* Start DATA SUPPLIED *

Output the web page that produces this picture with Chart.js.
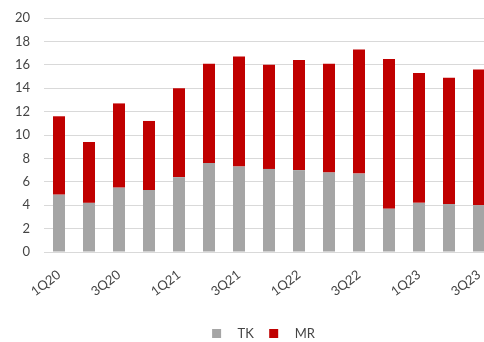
<!DOCTYPE html>
<html>
<head>
<meta charset="utf-8">
<script src="https://cdn.jsdelivr.net/npm/chart.js@4/dist/chart.umd.min.js"></script>
<style>
  html, body { margin: 0; padding: 0; overflow: hidden; background: #fff; }
  canvas { display: block; }
</style>
</head>
<body>
<canvas id="c" width="527" height="342"></canvas>
<script>
const quarters = ['1Q20','2Q20','3Q20','4Q20','1Q21','2Q21','3Q21','4Q21','1Q22','2Q22','3Q22','4Q22','1Q23','2Q23','3Q23'];
const tkValues = [4.9, 4.2, 5.5, 5.3, 6.4, 7.6, 7.3, 7.1, 7.0, 6.8, 6.7, 3.7, 4.2, 4.1, 4.0];
const mrValues = [6.7, 5.2, 7.2, 5.9, 7.6, 8.5, 9.4, 8.9, 9.4, 9.3, 10.6, 12.8, 11.1, 10.8, 11.6];
const yTicks = [0, 2, 4, 6, 8, 10, 12, 14, 16, 18, 20];

const textColor = '#454545';
const font = { family: 'Lato, "Open Sans", sans-serif', size: 13 };

new Chart(document.getElementById('c'), {
  type: 'bar',
  data: {
    labels: quarters,
    datasets: [
      { label: 'TK', data: tkValues, backgroundColor: '#A5A5A5' },
      { label: 'MR', data: mrValues, backgroundColor: '#C00000' }
    ]
  },
  options: {
    responsive: false,
    animation: false,
    devicePixelRatio: 1,
    layout: { padding: { top: 18, right: 0, left: 0, bottom: -8 } },
    datasets: { bar: { barPercentage: 0.4, categoryPercentage: 1.0 } },
    plugins: {
      tooltip: { enabled: false },
      legend: {
        position: 'bottom',
        labels: {
          font: font,
          color: textColor,
          boxWidth: 9,
          boxHeight: 9,
          padding: 2,
          generateLabels(chart) {
            const items = Chart.defaults.plugins.legend.labels.generateLabels(chart);
            items.forEach((it, i) => {
              it.text = '   ' + it.text + (i < items.length - 1 ? '    ' : '');
            });
            return items;
          }
        }
      }
    },
    scales: {
      x: {
        stacked: true,
        grid: { display: false, drawTicks: true, tickLength: 12 },
        border: { display: false },
        afterFit(scale) { scale.height = 73; },
        ticks: {
          autoSkip: false,
          minRotation: 37,
          maxRotation: 37,
          padding: 3,
          font: font,
          color: textColor,
          callback(value, index) { return index % 2 === 0 ? quarters[index] : ''; }
        }
      },
      y: {
        stacked: true,
        min: 0,
        max: 20,
        afterBuildTicks(scale) { scale.ticks = yTicks.map(v => ({ value: v })); },
        afterFit(scale) { scale.width = 44; },
        grid: { color: '#D9D9D9', lineWidth: 1, drawTicks: true, tickLength: 11, tickColor: 'rgba(0,0,0,0)' },
        border: { display: false },
        ticks: { padding: 3, font: font, color: textColor }
      },
      // empty right-hand margin axis
      yRight: {
        position: 'right',
        display: true,
        afterFit(scale) { scale.width = 33; },
        grid: { display: false, drawTicks: false },
        border: { display: false },
        ticks: { display: false }
      }
    }
  }
});
</script>
</body>
</html>
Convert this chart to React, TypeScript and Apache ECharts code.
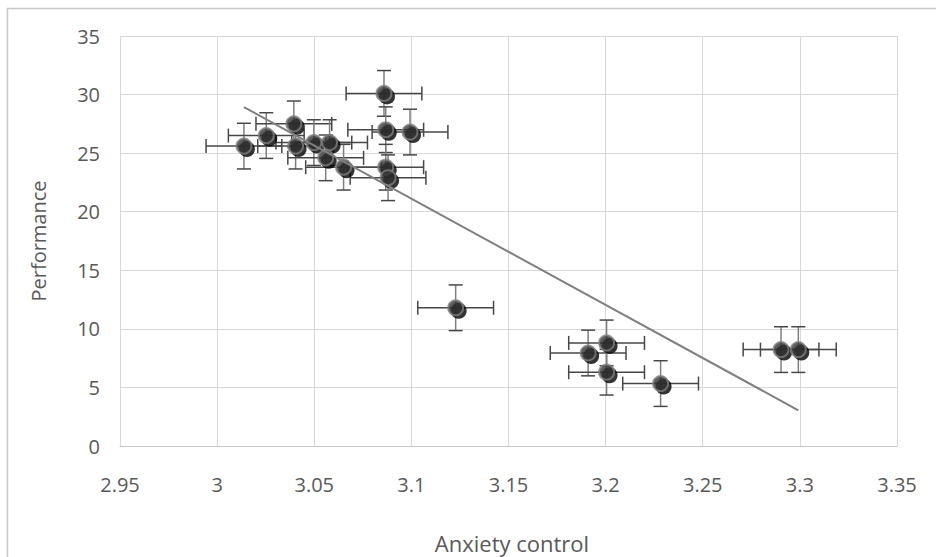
import React, { useEffect, useRef } from "react";
import * as echarts from "echarts";

// Observed group means
const anxietyControl = [
  3.0138, 3.0253, 3.0395, 3.0404, 3.0498, 3.0579, 3.0559, 3.0651, 3.0859, 3.0868,
  3.0993, 3.0868, 3.088, 3.1228, 3.191, 3.2005, 3.2005, 3.2283, 3.2903, 3.2992,
];
const performance = [
  25.6, 26.5, 27.5, 25.6, 25.9, 25.9, 24.6, 23.8, 30.1, 27.0,
  26.8, 23.8, 22.9, 11.8, 7.94, 8.8, 6.3, 5.33, 8.23, 8.23,
];
// Error bar half-widths
const anxietyError = 0.0195;
const performanceError = 1.95;

const xTicks = { min: 2.95, max: 3.35, interval: 0.05 };
const yTicks = { min: 0, max: 35, interval: 5 };

const FONT = "'Open Sans', 'Noto Sans', sans-serif";
const TEXT_COLOR = "#595959";

function linearFit(xs: number[], ys: number[]) {
  const n = xs.length;
  const mx = xs.reduce((a, b) => a + b, 0) / n;
  const my = ys.reduce((a, b) => a + b, 0) / n;
  let sxy = 0;
  let sxx = 0;
  for (let i = 0; i < n; i++) {
    sxy += (xs[i] - mx) * (ys[i] - my);
    sxx += (xs[i] - mx) * (xs[i] - mx);
  }
  const slope = sxy / sxx;
  return (x: number) => my + slope * (x - mx);
}

export default function App() {
  const ref = useRef<HTMLDivElement>(null);

  useEffect(() => {
    if (!ref.current) return;
    const chart = echarts.init(ref.current, undefined, { renderer: "svg" });

    const points = anxietyControl.map((x, i) => [x, performance[i]]);
    const fit = linearFit(anxietyControl, performance);
    const xLo = Math.min(...anxietyControl);
    const xHi = Math.max(...anxietyControl);
    const trend = [
      [xLo, fit(xLo)],
      [xHi, fit(xHi)],
    ];

    chart.setOption({
      animation: false,
      backgroundColor: "#ffffff",
      grid: { left: 120, top: 36, width: 777, height: 410 },
      xAxis: {
        type: "value",
        min: xTicks.min,
        max: xTicks.max,
        interval: xTicks.interval,
        axisLine: { show: true, lineStyle: { color: "#c6c6c6", width: 1 } },
        axisTick: { show: false },
        splitLine: { show: true, lineStyle: { color: "#d9d9d9", width: 1 } },
        axisLabel: {
          margin: 28,
          color: TEXT_COLOR,
          fontFamily: FONT,
          fontSize: 20,
          formatter: (v: number) => String(parseFloat(v.toFixed(2))),
        },
      },
      yAxis: {
        type: "value",
        min: yTicks.min,
        max: yTicks.max,
        interval: yTicks.interval,
        axisLine: { show: false },
        axisTick: { show: false },
        splitLine: { show: true, lineStyle: { color: "#d9d9d9", width: 1 } },
        axisLabel: {
          margin: 20,
          color: TEXT_COLOR,
          fontFamily: FONT,
          fontSize: 20,
        },
      },
      graphic: [
        {
          type: "rect",
          silent: true,
          shape: { x: 7.5, y: 8.5, width: 940, height: 560 },
          style: { fill: "none", stroke: "#c8c8c8", lineWidth: 1.5 },
          z: -1,
        },
        {
          type: "text",
          x: 38,
          y: 241,
          rotation: Math.PI / 2,
          style: {
            text: "Performance",
            fill: TEXT_COLOR,
            font: `20px ${FONT}`,
            align: "center",
            verticalAlign: "middle",
          },
        },
        {
          type: "text",
          x: 512,
          y: 543,
          style: {
            text: "Anxiety control",
            fill: TEXT_COLOR,
            font: `22px ${FONT}`,
            align: "center",
            verticalAlign: "middle",
          },
        },
      ],
      series: [
        {
          type: "custom",
          name: "error bars",
          z: 1,
          silent: true,
          data: points,
          renderItem: (_params: any, api: any) => {
            const x = api.value(0);
            const y = api.value(1);
            const c = api.coord([x, y]);
            const l = api.coord([x - anxietyError, y]);
            const r = api.coord([x + anxietyError, y]);
            const t = api.coord([x, y + performanceError]);
            const b = api.coord([x, y - performanceError]);
            const cap = 7;
            const dark = { stroke: "#474747", lineWidth: 1.5 };
            const light = { stroke: "#7f7f7f", lineWidth: 1.5 };
            return {
              type: "group",
              children: [
                { type: "line", shape: { x1: l[0], y1: c[1], x2: r[0], y2: c[1] }, style: dark },
                { type: "line", shape: { x1: l[0], y1: c[1] - cap, x2: l[0], y2: c[1] + cap }, style: dark },
                { type: "line", shape: { x1: r[0], y1: c[1] - cap, x2: r[0], y2: c[1] + cap }, style: dark },
                { type: "line", shape: { x1: c[0], y1: t[1], x2: c[0], y2: b[1] }, style: light },
                { type: "line", shape: { x1: c[0] - cap, y1: t[1], x2: c[0] + cap, y2: t[1] }, style: dark },
                { type: "line", shape: { x1: c[0] - cap, y1: b[1], x2: c[0] + cap, y2: b[1] }, style: dark },
              ],
            };
          },
        },
        {
          type: "scatter",
          name: "shadow",
          z: 2,
          silent: true,
          symbol: "circle",
          symbolSize: 16,
          symbolOffset: [3, 3],
          itemStyle: { color: "#000000" },
          data: points,
        },
        {
          type: "scatter",
          name: "Performance",
          z: 3,
          symbol: "circle",
          symbolSize: 15,
          itemStyle: { color: "#333333", borderColor: "#808080", borderWidth: 2 },
          data: points,
        },
        {
          type: "line",
          name: "Linear trend",
          z: 4,
          showSymbol: false,
          silent: true,
          lineStyle: { color: "#808080", width: 2 },
          data: trend,
        },
      ],
    });

    return () => chart.dispose();
  }, []);

  return (
    <div
      ref={ref}
      style={{ position: "fixed", left: 0, top: 0, width: 936, height: 557 }}
    />
  );
}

* End DATA SUPPLIED *

### CHALLENGE
Reproduce the records above from their first line to the line bearing "sans-serif', size: 13", both ends included, leaving every picture out.

### REPLY TO THE EXERCISE
Output the web page that produces this picture with Chart.js.
<!DOCTYPE html>
<html>
<head>
<meta charset="utf-8">
<script src="https://cdn.jsdelivr.net/npm/chart.js@4/dist/chart.umd.min.js"></script>
<style>
  html, body { margin: 0; padding: 0; overflow: hidden; background: #fff; }
  canvas { display: block; }
</style>
</head>
<body>
<canvas id="c" width="527" height="342"></canvas>
<script>
const quarters = ['1Q20','2Q20','3Q20','4Q20','1Q21','2Q21','3Q21','4Q21','1Q22','2Q22','3Q22','4Q22','1Q23','2Q23','3Q23'];
const tkValues = [4.9, 4.2, 5.5, 5.3, 6.4, 7.6, 7.3, 7.1, 7.0, 6.8, 6.7, 3.7, 4.2, 4.1, 4.0];
const mrValues = [6.7, 5.2, 7.2, 5.9, 7.6, 8.5, 9.4, 8.9, 9.4, 9.3, 10.6, 12.8, 11.1, 10.8, 11.6];
const yTicks = [0, 2, 4, 6, 8, 10, 12, 14, 16, 18, 20];

const textColor = '#454545';
const font = { family: 'Lato, "Open Sans", sans-serif', size: 13 };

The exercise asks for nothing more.